_PROBLEM DETAILS_: From the first line of the listing below, retype each line up to and including the one with "return v.toFixed(2).replace('.', ',');"; pictures stay out.
Start of RECORD EXTRACTS
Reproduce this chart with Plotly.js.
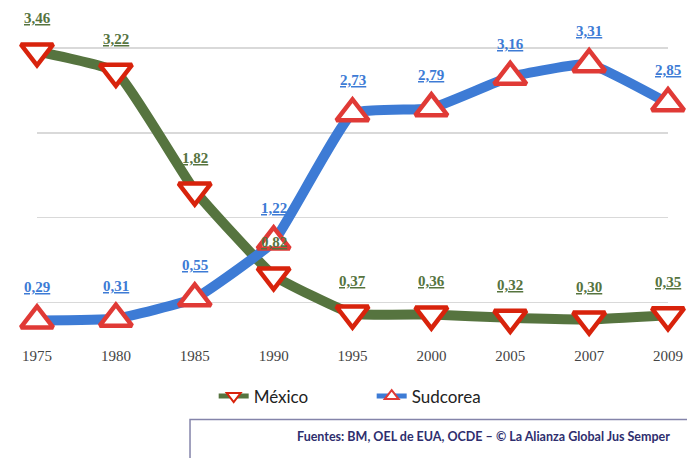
<!DOCTYPE html>
<html>
<head>
<meta charset="utf-8">
<script src="https://cdn.plot.ly/plotly-3.0.1.min.js"></script>
<style>html,body{margin:0;padding:0;background:#fff;}#chart{width:687px;height:458px;}</style>
</head>
<body>
<div id="chart"></div>
<script>
const years = ['1975','1980','1985','1990','1995','2000','2005','2007','2009'];
const mexico = [3.46, 3.22, 1.82, 0.82, 0.37, 0.36, 0.32, 0.30, 0.35];
const sudcorea = [0.29, 0.31, 0.55, 1.22, 2.73, 2.79, 3.16, 3.31, 2.85];
const seriesNames = ['México', 'Sudcorea'];
const sourceText = 'Fuentes: BM, OEL de EUA, OCDE – © La Alianza Global Jus Semper';

const green = '#56743f';
const blue = '#3d7bd5';

function fmt(v){ return v.toFixed(2).replace('.', ','); }

const traces = [
  {
    x: years, y: mexico, name: seriesNames[0], type: 'scatter', mode: 'lines+markers',
    cliponaxis: false,
    line: {color: green, width: 10, shape: 'spline', smoothing: 0.35},
    marker: {symbol: 'triangle-down', size: 28, color: '#ffffff', line: {color: '#d8230c', width: 4.5}}
  },
  {
    x: years, y: sudcorea, name: seriesNames[1], type: 'scatter', mode: 'lines+markers',
    cliponaxis: false,
    line: {color: blue, width: 10, shape: 'spline', smoothing: 0.35},
    marker: {symbol: 'triangle-up', size: 28, color: '#ffffff', line: {color: '#e03a36', width: 4.5}}
  }
];

const annotations = [];
function addLabels(vals, color){
  vals.forEach((v, i) => {
    annotations.push({
      x: i, y: v, xref: 'x', yref: 'y', yshift: 33,
      text: '<b><u>' + fmt(v) + '</u></b>', showarrow: false,
      font: {family: 'Liberation Serif, serif', size: 15, color: color}
    });
  });
}
addLabels(mexico, green);
addLabels(sudcorea, blue);

annotations.push({
  xref: 'paper', yref: 'paper', x: 1.006, y: -0.3076, xanchor: 'right', yanchor: 'middle',
  text: '<b>' + sourceText + '</b>', showarrow: false,
  font: {family: 'Lato, sans-serif', size: 12.5, color: '#2e2e6e'}
});

const layout = {
  width: 687, height: 458,
  margin: {l: 37, r: 19, t: 47, b: 112.5},
  paper_bgcolor: '#ffffff', plot_bgcolor: '#ffffff',
  showlegend: true,
  legend: {
    orientation: 'h', x: 0.280, xanchor: 'left', y: -0.173, yanchor: 'middle',
    entrywidth: 113, entrywidthmode: 'pixels', itemsizing: 'constant', itemwidth: 30,
    font: {family: 'Lato, sans-serif', size: 17, color: '#222'},
    bgcolor: 'rgba(0,0,0,0)'
  },
  xaxis: {
    type: 'category', range: [0, 8], showgrid: false, zeroline: false, showline: false,
    ticks: '', tickfont: {family: 'Liberation Serif, serif', size: 15, color: '#444'},
    fixedrange: true
  },
  yaxis: {
    range: [0, 3.512], tickvals: [0.5, 1.5, 2.5, 3.5], showticklabels: false,
    showgrid: true, gridcolor: '#d9d9d9', gridwidth: 1.5, zeroline: false, showline: false,
    fixedrange: true
  },
  shapes: [{
    type: 'rect', xref: 'paper', yref: 'paper', x0: 0.2425, x1: 1.04, y0: -0.25, y1: -0.40,
    line: {color: '#8484aa', width: 1.5}, fillcolor: '#ffffff', layer: 'below'
  }],
  annotations: annotations
};

Plotly.newPlot('chart', traces, layout, {displayModeBar: false, staticPlot: true});
</script>
</body>
</html>
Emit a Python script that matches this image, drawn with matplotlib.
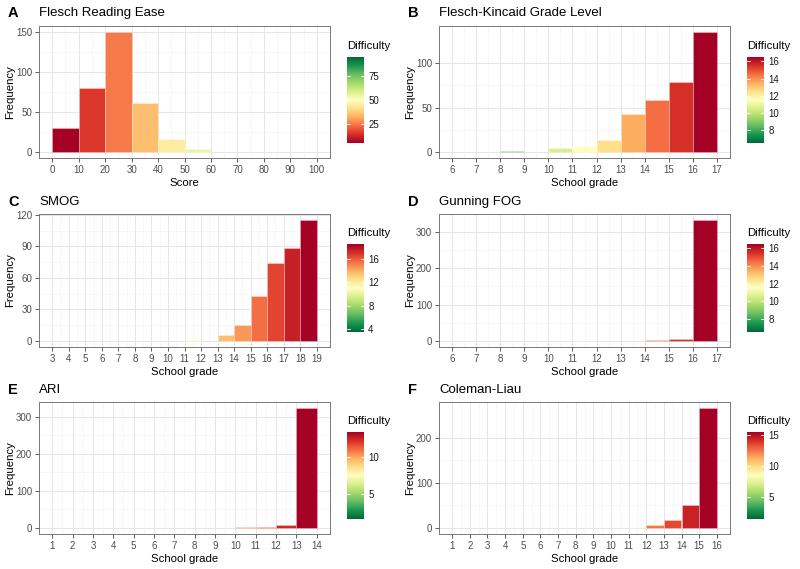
End of RECORD EXTRACTS
_EXERCISE RESPONSE_:
Reproduce this chart with Plotly.js.
<!DOCTYPE html>
<html>
<head>
<meta charset="utf-8">
<script src="https://cdn.plot.ly/plotly-3.0.1.min.js"></script>
<style>html,body{margin:0;padding:0;background:#fff;}#chart{width:687px;height:458px;}</style>
</head>
<body>
<div id="chart"></div>
<script>
const years = ['1975','1980','1985','1990','1995','2000','2005','2007','2009'];
const mexico = [3.46, 3.22, 1.82, 0.82, 0.37, 0.36, 0.32, 0.30, 0.35];
const sudcorea = [0.29, 0.31, 0.55, 1.22, 2.73, 2.79, 3.16, 3.31, 2.85];
const seriesNames = ['México', 'Sudcorea'];
const sourceText = 'Fuentes: BM, OEL de EUA, OCDE – © La Alianza Global Jus Semper';

const green = '#56743f';
const blue = '#3d7bd5';

function fmt(v){ return v.toFixed(2).replace('.', ','); }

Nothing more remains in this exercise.